Thursday, April 14, 2005

Yes, being a teacher is VERY exciting and fulfilling

A letter from Dean Butler and Dean Salovey:

As you know, GESO has announced that it will ask graduate students serving as teaching fellows and part time acting instructors to refuse to meet discussion sections, labs, and classes in which they have teaching responsibilities during the week of April 18. We thought it would be good to restate some of the guiding principles we share as members of the University community in the event of any attempt to disrupt teaching in the next week.

We believe that graduate student experience as teaching fellows, part-time acting instructors, and assistants in research is critical to becoming successful scholars and teachers. We expect and hope that each student and faculty member will continue to fulfill the academic responsibilities, including teaching, that each of us commenced when the year and semester began, not only out of commitments made but especially out of the excitement and rewards so unique to the classroom.

We also ask everyone to respect in action and tone the diversity of views that pertain to the questions before us. Whatever our differences, the privileges we enjoy as university students and faculty members impose very special obligations on all of us to sustain the free exchange of ideas within our community and beyond.

We regret the decision of GESO to engage in this activity during the final week of classes and will do our best to minimize any disruptions and inconvenience.
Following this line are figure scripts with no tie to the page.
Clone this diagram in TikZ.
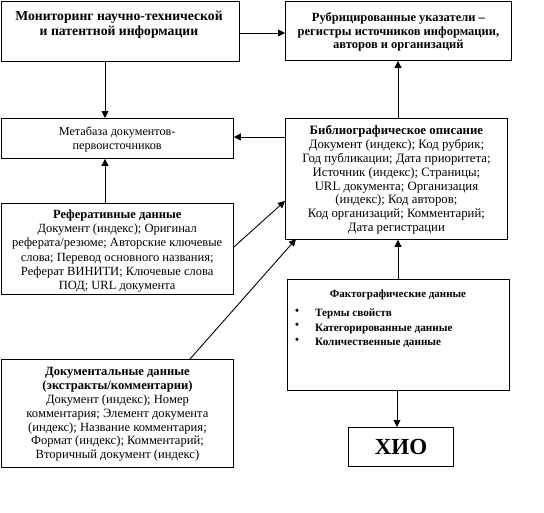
\documentclass[tikz,border=0pt]{standalone}
\usepackage{fontspec}
\setmainfont{Liberation Serif}
\usetikzlibrary{arrows.meta}
\begin{document}
\begin{tikzpicture}[x=1pt,y=-1pt,
  box/.style={draw,line width=0.9pt,inner sep=0pt},
  txt/.style={align=center,inner sep=0pt},
  arr/.style={line width=0.9pt,-{Triangle[length=7pt,width=7pt]}}]
\useasboundingbox (0,0) rectangle (544,512);
% boxes
\node[box,minimum width=238pt,minimum height=60pt,anchor=north west] (mon) at (0.5,0.5) {};
\node[txt,anchor=north,font=\fontsize{13.7}{15}\selectfont\bfseries] (montxt) at (119,11) {Мониторинг научно-технической\\и патентной информации};
\node[box,minimum width=226pt,minimum height=59pt,anchor=north west] (rub) at (285,1) {};
\node[txt,font=\fontsize{12.5}{13.5}\selectfont\bfseries] (rubtxt) at ([yshift=-1pt]rub.center) {Рубрицированные указатели --\\регистры источников информации,\\авторов и организаций};
\node[box,minimum width=232.5pt,minimum height=40pt,anchor=north west] (meta) at (0.5,118) {};
\node[txt,font=\fontsize{12.2}{13.5}\selectfont] (metatxt) at ([yshift=-1pt]meta.center) {Метабаза документов-\\первоисточников};
\node[box,minimum width=222pt,minimum height=121pt,anchor=north west] (bib) at (285,118) {};
\node[txt,font=\fontsize{12.8}{13.8}\selectfont] (bibtxt) at ([yshift=-1pt]bib.center) {\textbf{Библиографическое описание}\\Документ (индекс); Код рубрик;\\Год публикации; Дата приоритета;\\Источник (индекс); Страницы;\\URL документа; Организация\\(индекс); Код авторов;\\Код организаций; Комментарий;\\Дата регистрации};
\node[box,minimum width=232.5pt,minimum height=91pt,anchor=north west] (ref) at (0.5,203) {};
\node[txt,font=\fontsize{12.5}{14.3}\selectfont] (reftxt) at ([yshift=-2pt]ref.center) {\textbf{Реферативные данные}\\Документ (индекс); Оригинал\\реферата/резюме; Авторские ключевые\\слова; Перевод основного названия;\\Реферат ВИНИТИ; Ключевые слова\\ПОД; URL документа};
\node[box,minimum width=222pt,minimum height=111pt,anchor=north west] (fact) at (287,279) {};
\node[txt,anchor=north,font=\fontsize{11}{12}\selectfont\bfseries] (facttitle) at (398,290) {Фактографические данные};
\node[txt,anchor=north west,align=left,font=\fontsize{11.2}{14.5}\selectfont\bfseries] (factlist) at (295,309) {•\\•\\•};
\node[txt,anchor=north west,align=left,font=\fontsize{11.2}{14.5}\selectfont\bfseries] (factitems) at (315,309) {Термы свойств\\Категорированные данные\\Количественные данные};
\node[box,minimum width=232pt,minimum height=108pt,anchor=north west] (doc) at (1,359) {};
\node[txt,font=\fontsize{12.6}{13.8}\selectfont] (doctxt) at ([yshift=-1pt]doc.center) {\textbf{Документальные данные}\\\textbf{(экстракты/комментарии)}\\Документ (индекс); Номер\\комментария; Элемент документа\\(индекс); Название комментария;\\Формат (индекс); Комментарий;\\Вторичный документ (индекс)};
\node[box,minimum width=105pt,minimum height=39pt,anchor=north west] (hio) at (348,427) {};
\node[txt,font=\fontsize{23}{24}\selectfont\bfseries] (hiotxt) at (hio.center) {ХИО};
% connectors
\draw[arr] (mon.east |- 0,33) -- (rub.west |- 0,33);
\draw[arr] (mon.south -| 105,0) -- (meta.north -| 105,0);
\draw[arr] (bib.west |- 0,137) -- (meta.east |- 0,137);
\draw[arr] (bib.north -| 398,0) -- (rub.south -| 398,0);
\draw[arr] (ref.north -| 105,0) -- (meta.south -| 105,0);
\draw[arr] (ref.east |- 0,247) -- (bib.west |- 0,201);
\coordinate (docend) at (296,239);
\draw[arr] (doc.north -| 190,0) -- (docend);
\draw[arr] (fact.north -| 398,0) -- (bib.south -| 398,0);
\draw[arr] (fact.south -| 397,0) -- (hio.north -| 397,0);
\end{tikzpicture}
\end{document}
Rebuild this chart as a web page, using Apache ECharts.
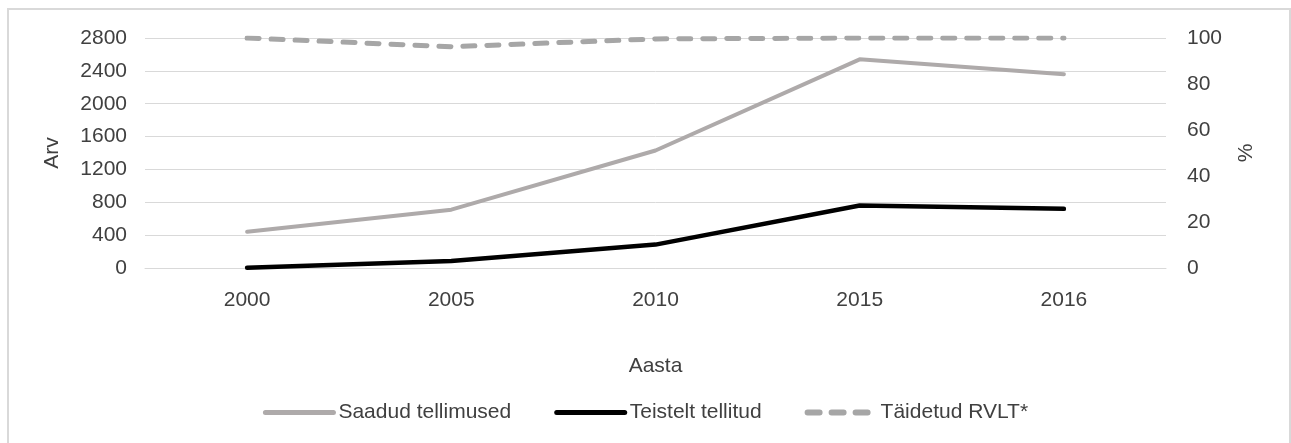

You know, I'm not even striking this week, but this e-mail makes me want to. Yes, teaching can be fun and fulfilling. But, in the larger picture, there are real issues at stake here, and withdrawing labor is one powerful mechanism for drawing attention to those issues. If we don't act now, that sacred commitment to teaching won't exist by the time most of us advance to being professors. Deans Salovey and Butler are demeaning our teaching every day by allowing for the proliferation of adjunct and part-time teaching positions while tenure-track positions decline. Thanks guys!